Prague, March 10 (CTK) – The Tuesday meeting between Milos Zeman and richest Czech Petr Kellner gives rise to the question of why the president consults the “Dutch businessman of Czech origin” about his official visits to the U.S., China and Russia, Istvan Leko writes in Lidove noviny (LN) on Friday.
Leko calls Kellner a Dutch businessman of Czech origin because the mother holding of his PPF Group N.V. with assets worth many dozens of billions of euros has its seat in Amsterdam.
Did Zeman ask Kellner why the centre of his company has its seat outside the Czech Republic? Is it because of tax optimisation or for other reasons and what? Leko writes and adds that Zeman undoubtedly forgot to raise these questions.
Another question Zeman’s meeting with Kellner provokes is whether the PPF financial group is one of the official places contributing their comments on Czech foreign policy, Leko writes.
He writes that according to a brief statement by Zeman’s spokesman Jiri Ovcacek, Zeman and Kellner discussed “economic relations with the United States, the People’s Republic of China and the Russian Federation, which the president plans to visit this year.”

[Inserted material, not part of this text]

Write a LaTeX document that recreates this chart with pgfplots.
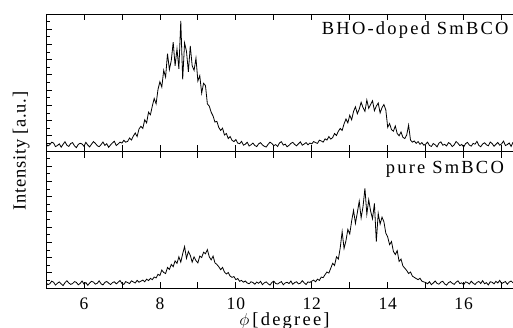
\documentclass[border=0pt]{standalone}
\usepackage{fontspec}
\setmainfont{Liberation Serif}
\newfontfamily\spacedfont[LetterSpace=12]{Liberation Serif}
\newfontfamily\ylabfont[LetterSpace=4]{Liberation Serif}
\newfontfamily\tickfont[LetterSpace=5]{Liberation Serif}
\usepackage{pgfplots}
\pgfplotsset{compat=1.18}
\pgfplotsset{
  panel/.style={
    scale only axis, width=467pt, height=137pt,
    xmin=5, xmax=17.3, ymin=0, ymax=9,
    axis y line*=left,
    xtick={5,6,...,17},
    ytick={0,1,...,9}, minor y tick num=1, yticklabels={},
    major tick length=6.5pt, minor tick length=3.8pt,
    tick align=inside,
    axis line style={line width=0.9pt},
    every tick/.style={black, line width=0.8pt},
    /pgf/number format/assume math mode=true,
  }
}
\begin{document}
\begin{tikzpicture}
\begin{axis}[panel, at={(0pt,0pt)}, anchor=south west,
  xticklabels={,6,,8,,10,,12,,14,,16,},
  xticklabel style={anchor=base, yshift=-21pt, font=\tickfont\fontsize{17.5}{20}\selectfont},
  xlabel={$\phi$\,{\spacedfont [degree]}},
  xlabel style={at={(axis description cs:0.5,0)}, anchor=base, yshift=-37pt, xshift=5pt, font=\fontsize{18.5}{22}\selectfont},
]
% pure SmBCO
\addplot[black, line width=0.8pt] coordinates {
(5.00,0.34)(5.05,0.22)(5.10,0.28)(5.15,0.45)(5.20,0.38)(5.25,0.19)(5.30,0.31)(5.35,0.40)(5.40,0.27)(5.45,0.16)
(5.50,0.35)(5.55,0.48)(5.60,0.33)(5.65,0.24)(5.70,0.29)(5.75,0.42)(5.80,0.37)(5.85,0.21)(5.90,0.30)(5.95,0.46)
(6.00,0.26)(6.05,0.36)(6.10,0.18)(6.15,0.33)(6.20,0.44)(6.25,0.39)(6.30,0.25)(6.35,0.31)(6.40,0.47)(6.45,0.28)
(6.50,0.20)(6.55,0.37)(6.60,0.43)(6.65,0.32)(6.70,0.23)(6.75,0.35)(6.80,0.41)(6.85,0.27)(6.90,0.38)(6.95,0.49)
(7.00,0.30)(7.05,0.24)(7.10,0.42)(7.15,0.36)(7.20,0.29)(7.25,0.47)(7.30,0.40)(7.35,0.33)(7.40,0.50)(7.45,0.38)
(7.50,0.45)(7.55,0.52)(7.60,0.41)(7.65,0.58)(7.70,0.49)(7.75,0.63)(7.80,0.55)(7.85,0.72)(7.90,0.66)(7.95,0.90)
(8.00,0.82)(8.05,1.18)(8.10,1.02)(8.15,0.95)(8.20,1.35)(8.25,1.22)(8.30,1.55)(8.35,1.40)(8.40,1.78)(8.45,1.62)
(8.50,2.05)(8.55,1.70)(8.60,2.25)(8.65,2.72)(8.70,1.95)(8.75,2.40)(8.80,2.15)(8.85,1.70)(8.90,2.05)(8.95,1.80)
(9.00,1.65)(9.05,2.10)(9.10,2.00)(9.15,2.35)(9.20,2.25)(9.25,2.52)(9.30,2.05)(9.35,1.85)(9.40,2.10)(9.45,1.65)
(9.50,1.55)(9.55,1.40)(9.60,1.20)(9.65,1.35)(9.70,1.05)(9.75,0.92)(9.80,1.02)(9.85,0.78)(9.90,0.70)(9.95,0.75)
(10.00,0.55)(10.05,0.62)(10.10,0.44)(10.15,0.50)(10.20,0.38)(10.25,0.46)(10.30,0.33)(10.35,0.28)(10.40,0.41)(10.45,0.36)
(10.50,0.25)(10.55,0.39)(10.60,0.31)(10.65,0.44)(10.70,0.22)(10.75,0.34)(10.80,0.40)(10.85,0.28)(10.90,0.19)(10.95,0.37)
(11.00,0.45)(11.05,0.30)(11.10,0.26)(11.15,0.35)(11.20,0.42)(11.25,0.21)(11.30,0.33)(11.35,0.38)(11.40,0.29)(11.45,0.46)
(11.50,0.24)(11.55,0.36)(11.60,0.41)(11.65,0.27)(11.70,0.32)(11.75,0.48)(11.80,0.34)(11.85,0.23)(11.90,0.40)(11.95,0.37)
(12.00,0.45)(12.05,0.52)(12.10,0.41)(12.15,0.58)(12.20,0.50)(12.25,0.72)(12.30,0.68)(12.35,0.88)(12.40,1.05)(12.45,0.98)
(12.50,1.30)(12.55,1.62)(12.60,1.48)(12.65,2.05)(12.70,1.90)(12.75,2.65)(12.80,3.70)(12.85,2.60)(12.90,3.10)(12.95,3.85)
(13.00,3.55)(13.05,4.40)(13.10,5.10)(13.15,4.25)(13.20,4.95)(13.25,5.70)(13.30,4.60)(13.35,5.35)(13.40,6.55)(13.45,4.85)
(13.50,5.80)(13.55,5.05)(13.60,4.55)(13.65,5.55)(13.70,3.05)(13.75,4.90)(13.80,4.20)(13.85,4.65)(13.90,4.35)(13.95,3.60)
(14.00,3.35)(14.05,2.85)(14.10,3.05)(14.15,2.40)(14.20,2.20)(14.25,2.45)(14.30,1.75)(14.35,1.90)(14.40,1.45)(14.45,1.30)
(14.50,1.15)(14.55,0.95)(14.60,1.05)(14.65,0.78)(14.70,0.70)(14.75,0.62)(14.80,0.55)(14.85,0.64)(14.90,0.45)(14.95,0.40)
(15.00,0.36)(15.05,0.28)(15.10,0.41)(15.15,0.22)(15.20,0.33)(15.25,0.46)(15.30,0.30)(15.35,0.25)(15.40,0.39)(15.45,0.44)
(15.50,0.27)(15.55,0.19)(15.60,0.35)(15.65,0.42)(15.70,0.31)(15.75,0.24)(15.80,0.38)(15.85,0.47)(15.90,0.29)(15.95,0.34)
(16.00,0.21)(16.05,0.40)(16.10,0.36)(16.15,0.26)(16.20,0.45)(16.25,0.32)(16.30,0.23)(16.35,0.37)(16.40,0.43)(16.45,0.30)
(16.50,0.48)(16.55,0.28)(16.60,0.35)(16.65,0.20)(16.70,0.41)(16.75,0.38)(16.80,0.27)(16.85,0.44)(16.90,0.33)(16.95,0.50)
(17.00,0.29)(17.05,0.36)(17.10,0.42)(17.15,0.25)(17.20,0.39)(17.25,0.46)(17.30,0.34)
};
\node[anchor=base east, font=\spacedfont\fontsize{18.5}{22}\selectfont] at (axis description cs:0.988,0.837) {pure SmBCO};
\end{axis}
\begin{axis}[panel, at={(0pt,137pt)}, anchor=south west,
  xticklabels={},
]
% BHO-doped SmBCO
\addplot[black, line width=0.8pt] coordinates {
(5.00,0.48)(5.05,0.33)(5.10,0.41)(5.15,0.58)(5.20,0.52)(5.25,0.29)(5.30,0.36)(5.35,0.47)(5.40,0.25)(5.45,0.44)
(5.50,0.61)(5.55,0.38)(5.60,0.30)(5.65,0.49)(5.70,0.55)(5.75,0.34)(5.80,0.22)(5.85,0.43)(5.90,0.51)(5.95,0.46)
(6.00,0.31)(6.05,0.57)(6.10,0.39)(6.15,0.27)(6.20,0.45)(6.25,0.62)(6.30,0.50)(6.35,0.35)(6.40,0.28)(6.45,0.42)
(6.50,0.59)(6.55,0.37)(6.60,0.48)(6.65,0.24)(6.70,0.40)(6.75,0.53)(6.80,0.64)(6.85,0.36)(6.90,0.46)(6.95,0.58)
(7.00,0.52)(7.05,0.70)(7.10,0.58)(7.15,0.63)(7.20,0.85)(7.25,0.72)(7.30,0.98)(7.35,1.18)(7.40,0.95)(7.45,1.45)
(7.50,1.62)(7.55,1.48)(7.60,2.05)(7.65,1.85)(7.70,2.55)(7.75,2.38)(7.80,2.95)(7.85,3.45)(7.90,3.10)(7.95,4.05)
(8.00,4.55)(8.05,4.20)(8.10,5.30)(8.15,4.85)(8.20,6.40)(8.25,5.35)(8.30,5.95)(8.35,7.15)(8.40,5.60)(8.45,6.70)
(8.50,5.40)(8.55,8.55)(8.60,4.70)(8.65,7.10)(8.70,6.55)(8.75,5.20)(8.80,6.90)(8.85,5.60)(8.90,5.30)(8.95,6.10)
(9.00,4.60)(9.05,4.95)(9.10,3.80)(9.15,4.45)(9.20,4.30)(9.25,3.10)(9.30,2.95)(9.35,2.55)(9.40,2.30)(9.45,1.90)
(9.50,1.95)(9.55,1.55)(9.60,1.35)(9.65,1.50)(9.70,1.05)(9.75,1.15)(9.80,0.82)(9.85,0.95)(9.90,0.70)(9.95,0.62)
(10.00,0.75)(10.05,0.52)(10.10,0.48)(10.15,0.63)(10.20,0.38)(10.25,0.45)(10.30,0.57)(10.35,0.33)(10.40,0.41)(10.45,0.52)
(10.50,0.36)(10.55,0.29)(10.60,0.47)(10.65,0.55)(10.70,0.40)(10.75,0.31)(10.80,0.26)(10.85,0.44)(10.90,0.58)(10.95,0.49)
(11.00,0.35)(11.05,0.42)(11.10,0.30)(11.15,0.53)(11.20,0.61)(11.25,0.39)(11.30,0.45)(11.35,0.28)(11.40,0.37)(11.45,0.50)
(11.50,0.57)(11.55,0.43)(11.60,0.34)(11.65,0.48)(11.70,0.60)(11.75,0.38)(11.80,0.46)(11.85,0.55)(11.90,0.41)(11.95,0.52)
(12.00,0.47)(12.05,0.62)(12.10,0.55)(12.15,0.50)(12.20,0.71)(12.25,0.66)(12.30,0.58)(12.35,0.80)(12.40,0.72)(12.45,0.95)
(12.50,0.78)(12.55,0.88)(12.60,1.15)(12.65,1.02)(12.70,1.30)(12.75,1.48)(12.80,1.35)(12.85,1.78)(12.90,2.10)(12.95,1.85)
(13.00,2.35)(13.05,2.05)(13.10,2.60)(13.15,2.90)(13.20,2.45)(13.25,2.75)(13.30,3.20)(13.35,2.85)(13.40,2.60)(13.45,3.35)
(13.50,2.80)(13.55,3.05)(13.60,3.30)(13.65,2.65)(13.70,2.95)(13.75,3.15)(13.80,2.50)(13.85,2.85)(13.90,3.05)(13.95,2.70)
(14.00,1.55)(14.05,1.80)(14.10,1.40)(14.15,1.30)(14.20,1.65)(14.25,1.15)(14.30,1.00)(14.35,1.25)(14.40,0.90)(14.45,0.82)
(14.50,1.05)(14.55,1.70)(14.60,0.72)(14.65,0.58)(14.70,0.66)(14.75,0.50)(14.80,0.62)(14.85,0.44)(14.90,0.55)(14.95,0.38)
(15.00,0.45)(15.05,0.58)(15.10,0.36)(15.15,0.30)(15.20,0.49)(15.25,0.41)(15.30,0.27)(15.35,0.52)(15.40,0.60)(15.45,0.38)
(15.50,0.44)(15.55,0.33)(15.60,0.55)(15.65,0.47)(15.70,0.29)(15.75,0.40)(15.80,0.62)(15.85,0.51)(15.90,0.35)(15.95,0.43)
(16.00,0.26)(16.05,0.48)(16.10,0.57)(16.15,0.39)(16.20,0.32)(16.25,0.50)(16.30,0.45)(16.35,0.63)(16.40,0.37)(16.45,0.28)
(16.50,0.46)(16.55,0.54)(16.60,0.41)(16.65,0.34)(16.70,0.59)(16.75,0.49)(16.80,0.31)(16.85,0.44)(16.90,0.56)(16.95,0.38)
(17.00,0.47)(17.05,0.65)(17.10,0.36)(17.15,0.42)(17.20,0.53)(17.25,0.30)(17.30,0.58)
};
\node[anchor=base east, font=\spacedfont\fontsize{18.5}{22}\selectfont] at (axis description cs:0.998,0.847) {BHO-doped SmBCO};
\end{axis}
\node[rotate=90, anchor=base, font=\ylabfont\fontsize{18.5}{22}\selectfont] at (-20.3pt,137pt) {Intensity [a.u.]};
\pgfresetboundingbox
\useasboundingbox (-46pt,-39pt) rectangle (467pt,288pt);
\end{tikzpicture}
\end{document}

When asked who initiated the meeting, he gave an inconclusive reply, Leko writes.
“The meeting took place based on mutual agreement and that is why the press release only said the president received Mr Petr Kellner,” Ovcacek said and did not rule out that Kellner will accompany Zeman on some of the trips mentioned above.
Leko writes that Kellner accompanied Zeman on his official visit to the Chinese president in 2014 and Zeman returned home aboard a plane leased by the PPF and J&T financial groups.
This year, Zeman may introduce the “powerful” Czech billionaire to the Russian and U.S. presidents, Vladimir Putin and Donald Trump, Leko writes.
He writes that particularly a handshake with Trump, who himself is a rich financier, would be most important for Kellner because he has not yet asserted himself in the United States unlike communist or half-dictatorial regimes in the East, where he evidently feels very well.
Kellner cannot be blamed for anything because he has not done anything bad. He has only made use of a very weak president to push through his private interests, Leko writes.
Unwittingly he sent out a very strong signal between the lines of the brief news about his meeting with Zeman of who is the biggest economic (and consequently political) power in the Czech Republic, Leko writes.